I had to look up Suella Fernandes, MP for Farnham since 2015, which is after my political death. She’s the clever child of East African Asians who fled local purges and saw their daughter, still only 36, flourish via Cambridge to the Bar. An ERG stalwart, she quoted Cobden on free trade and also praised those who voted to ‘defy the elites’ – as if a No5 Chambers barrister is not one too. But a slightly exotic background often enhances a romantic sense of Britain – think Boris Johnson or Dan Hannan MEP, Britain’s most famous import from Peru since Paddington Bear.

Clever Dominic Raab, another ERG networker, didn’t say much of note. Michael Gove interrupted a few times but nothing more substantial. Though Steve Baker, MP for Wycombe since 2010 and the group’s driving force, certainly had a go. A Cornish-born software engineer, with the RAF, at BAE and at Lehman Brothers in the City during the bankers’ crash, Baker sees Brexit as allowing Britain to fight for free trade (Cobden again) and self-government, against crony capitalism and predatory commercial practices.

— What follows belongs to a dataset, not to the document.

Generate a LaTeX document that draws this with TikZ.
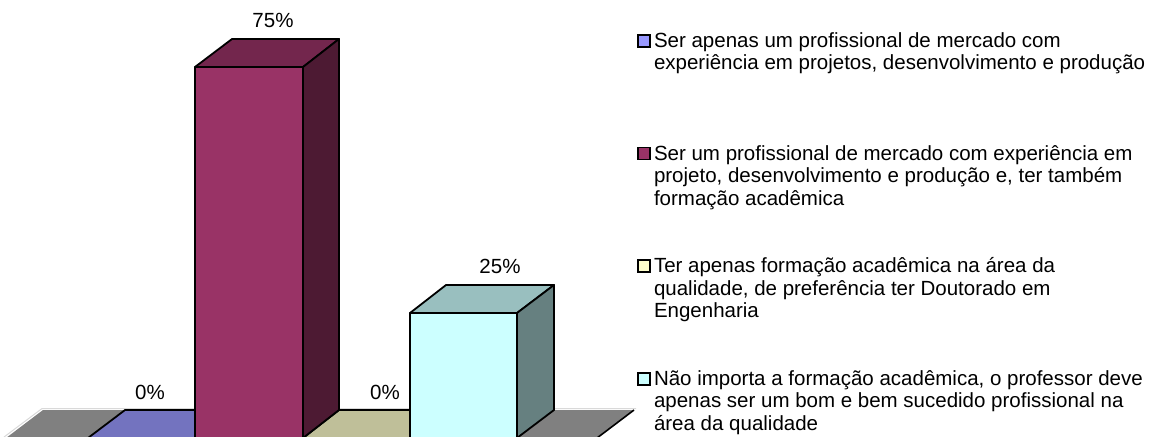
\documentclass[tikz,border=0pt]{standalone}
\usepackage{fontspec}
\setmainfont{Liberation Sans}
\usetikzlibrary{positioning,calc}

\definecolor{lilac}{HTML}{9999FF}
\definecolor{lilactop}{HTML}{7373BF}
\definecolor{plum}{HTML}{993366}
\definecolor{plumtop}{HTML}{73264D}
\definecolor{plumside}{HTML}{4D1A33}
\definecolor{ivory}{HTML}{FFFFCC}
\definecolor{ivorytop}{HTML}{BFBF99}
\definecolor{aqua}{HTML}{CCFFFF}
\definecolor{aquatop}{HTML}{99BFBF}
\definecolor{aquaside}{HTML}{668080}
\definecolor{floorgray}{HTML}{808080}
\definecolor{floorlight}{HTML}{D9D9D9}

\begin{document}
\begin{tikzpicture}[x=1pt,y=-1pt,
  face/.style={draw=black,line width=1.8pt,line join=round},
  pct/.style={anchor=base,inner sep=0pt,font=\fontsize{20.5}{22.5}\selectfont},
  keybox/.style={draw=black,line width=1.6pt,minimum size=12pt,inner sep=0pt},
  keytext/.style={inner sep=0pt,align=left,font=\fontsize{20.5}{22.5}\selectfont}]

  \useasboundingbox (0,0) rectangle (1155,436);
  \clip (0,0) rectangle (1155,436);

  \fill[floorgray] (6,438) -- (43,410) -- (634,410) -- (597,438) -- cycle;
  \draw[floorlight,line width=1pt] (4,437) -- (42,408.5) -- (636,408.5);
  \draw[black,line width=1.6pt] (597,438) -- (634,410);

  \draw[face,fill=lilactop] (88,438) -- (125,410) -- (232,410) -- (195,438) -- cycle;
  \draw[face,fill=ivorytop] (303,438) -- (339,410) -- (446,410) -- (410,438) -- cycle;

  \draw[face,fill=plum] (195,438) rectangle (303,67);
  \draw[face,fill=plumtop] (195,67) -- (232,39) -- (339,39) -- (303,67) -- cycle;
  \draw[face,fill=plumside] (303,67) -- (339,39) -- (339,410) -- (303,438) -- cycle;

  \draw[face,fill=aqua] (410,438) rectangle (517,313);
  \draw[face,fill=aquatop] (410,313) -- (446,285) -- (554,285) -- (517,313) -- cycle;
  \draw[face,fill=aquaside] (517,313) -- (554,285) -- (554,410) -- (517,438) -- cycle;

  \node[pct] (v1) at (150,399) {0\%};
  \node[pct] (v2) at (273,28) {75\%};
  \node[pct] (v3) at (385,399) {0\%};
  \node[pct] (v4) at (500,273) {25\%};

  \node[keybox,fill=lilac] (k1) at (644,41) {};
  \node[keybox,fill=plum] (k2) [below=99pt of k1] {};
  \node[keybox,fill=ivory] (k3) [below=99pt of k2] {};
  \node[keybox,fill=aqua] (k4) [below=99pt of k3] {};

  \node[keytext] (t1) [right=3pt of k1.north east,anchor=north west,yshift=2.75pt]
    {\strut Ser apenas um profissional de mercado com\\experiência em projetos, desenvolvimento e produção};
  \node[keytext] (t2) [right=3pt of k2.north east,anchor=north west,yshift=2.75pt]
    {\strut Ser um profissional de mercado com experiência em\\projeto, desenvolvimento e produção e, ter também\\formação acadêmica};
  \node[keytext] (t3) [right=3pt of k3.north east,anchor=north west,yshift=2.75pt]
    {\strut Ter apenas formação acadêmica na área da\\qualidade, de preferência ter Doutorado em\\Engenharia};
  \node[keytext] (t4) [right=3pt of k4.north east,anchor=north west,yshift=2.75pt]
    {\strut Não importa a formação acadêmica, o professor deve\\apenas ser um bom e bem sucedido profissional na\\área da qualidade};

\end{tikzpicture}
\end{document}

OK, if you say so Steve. I grew up down the road from you in St Austell and I’m opposed to cronyism, populism, authoritarianism and centralism too. Quite how leaving the EU and aligning Britain with ‘Only America First’ Trumpismo is going to promote this agenda, let alone help poor Cornwall, is not clear to me. Your speech was no more helpful than the others.

I’d love to believe you and you’re probably right in parts. Wild optimism is more attractive than stoicism, that’s why everyone loves Shelley and Byron. But as the authors of the spoof history book, 1066 and All That, wrote decades ago about the Cavaliers you resemble, it’s more likely you’re ‘Wrong but Wromantic’. Either way, it looks like you plan to leave the hard work of actually getting us out of the mess you and your ERG techies helped create to the Remainers – ‘Right but Repulsive’, if you prefer.